The revolutionary moment of the sixties is as dead as anything, and good riddance. Though we may yearn for that level of revolutionary fervor, we’re glad to see the backs of all those patriarchal Maoist puritans, misogynist homophobic “free love” partisans and statist non-violence ideologues (ok, maybe those fuckers are still around). But what of the films they left behind? What of the documents of their struggles? Do those have any power remaining to subvert, or are they merely that, documents?
In our monthly series, Film as a Subversive Art, we’ve been looking at films from Amos Vogel’s book of the same name. In February we looked at Third World revolutionary cinema, this month it’s revolutionary cinema from “The West”.
Increasingly, we’ve been confronted with the question of these films’ relevance, their subversive power, their meaning and their value 40-50 years after the fact. This month we’ll see dystopian statist political prisons, listen to manifestos from the lips of long-dead revolutionaries, witness insurrectionary violence, staged and actual, and a plethora of rebellious aesthetic upendings.
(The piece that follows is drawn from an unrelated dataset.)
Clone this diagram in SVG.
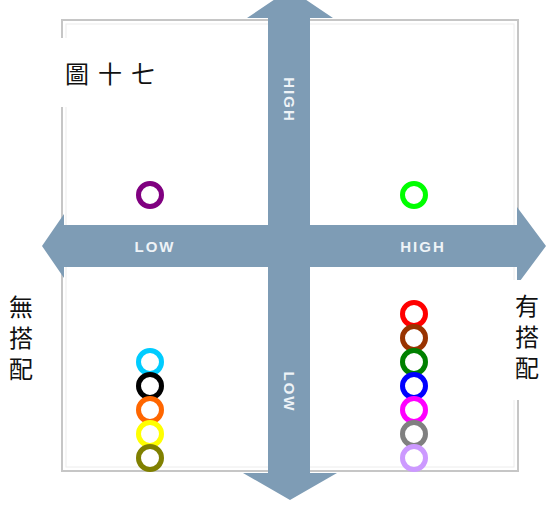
<svg xmlns="http://www.w3.org/2000/svg" width="549" height="518" viewBox="0 0 549 518">
  <style>
    .axis { fill: #7e9cb5; }
    .axlbl { font-family: "Liberation Sans", Arial, sans-serif; font-weight: bold; font-size: 15px; fill: #eef3f7; letter-spacing: 2px; text-anchor: middle; }
    .cjk { font-family: "Noto Sans CJK TC", "Noto Sans CJK SC", sans-serif; fill: #111; }
    .v { font-size: 24px; writing-mode: vertical-rl; letter-spacing: 7px; }
    .dot { fill: none; stroke-width: 5; }
  </style>
  <rect width="549" height="518" fill="#ffffff"/>
  <g id="frame">
    <rect x="62" y="20" width="456" height="451" fill="#ffffff" stroke="#c6c6c6" stroke-width="2"/>
    <rect x="66" y="24" width="448" height="443" fill="none" stroke="#ececec" stroke-width="1"/>
  </g>
  <g id="axes">
    <polygon class="axis" points="42,246 64,214 64,225 268,225 268,18 247,18 290,-11 333,18 310,18 310,225 517,225 517,207 546,246 517,285 517,267 310,267 310,473 337,473 290,500 243,473 268,473 268,267 64,267 64,278"/>
    <text class="axlbl" x="155" y="252">LOW</text>
    <text class="axlbl" x="423" y="252">HIGH</text>
    <text class="axlbl" transform="translate(284,100) rotate(90)">HIGH</text>
    <text class="axlbl" transform="translate(284,392) rotate(90)">LOW</text>
  </g>
  <g id="title">
    <rect x="55" y="38" width="110" height="69" fill="#ffffff"/>
    <text class="cjk" x="65" y="83" font-size="24" letter-spacing="9">圖十七</text>
  </g>
  <g id="label-left">
    <text class="cjk v" x="21" y="295">無搭配</text>
  </g>
  <g id="label-right">
    <rect x="473" y="280" width="76" height="120" fill="#ffffff"/>
    <text class="cjk v" x="527" y="294">有搭配</text>
  </g>
  <g id="dot-purple"><circle class="dot" cx="150" cy="195" r="11.5" stroke="#800080"/></g>
  <g id="dot-lime"><circle class="dot" cx="414" cy="195" r="11.5" stroke="#00ff00"/></g>
  <g id="dot-cyan"><circle class="dot" cx="150" cy="362" r="11.5" stroke="#00ccff"/></g>
  <g id="dot-black"><circle class="dot" cx="150" cy="386" r="11.5" stroke="#000000"/></g>
  <g id="dot-orange"><circle class="dot" cx="150" cy="410" r="11.5" stroke="#ff6600"/></g>
  <g id="dot-yellow"><circle class="dot" cx="150" cy="434" r="11.5" stroke="#ffff00"/></g>
  <g id="dot-olive"><circle class="dot" cx="150" cy="458" r="11.5" stroke="#808000"/></g>
  <g id="dot-red"><circle class="dot" cx="414" cy="314" r="11.5" stroke="#ff0000"/></g>
  <g id="dot-brown"><circle class="dot" cx="414" cy="338" r="11.5" stroke="#993300"/></g>
  <g id="dot-green"><circle class="dot" cx="414" cy="362" r="11.5" stroke="#008000"/></g>
  <g id="dot-blue"><circle class="dot" cx="414" cy="386" r="11.5" stroke="#0000ff"/></g>
  <g id="dot-magenta"><circle class="dot" cx="414" cy="410" r="11.5" stroke="#ff00ff"/></g>
  <g id="dot-gray"><circle class="dot" cx="414" cy="434" r="11.5" stroke="#808080"/></g>
  <g id="dot-lilac"><circle class="dot" cx="414" cy="458" r="11.5" stroke="#cc99ff"/></g>
</svg>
What good are old political statements? What is the difference between ‘subversive’ and ‘revolutionary’, and what are either worth? What, if anything, can these films do politically? And do they point toward a potential revolutionary use for cinema today?
We will definitely answer all of these questions entirely to your satisfaction. With introductions by New Inquiry editor Willie Osterweil and members of the Anti-Banality Union, makers of Police Mortality.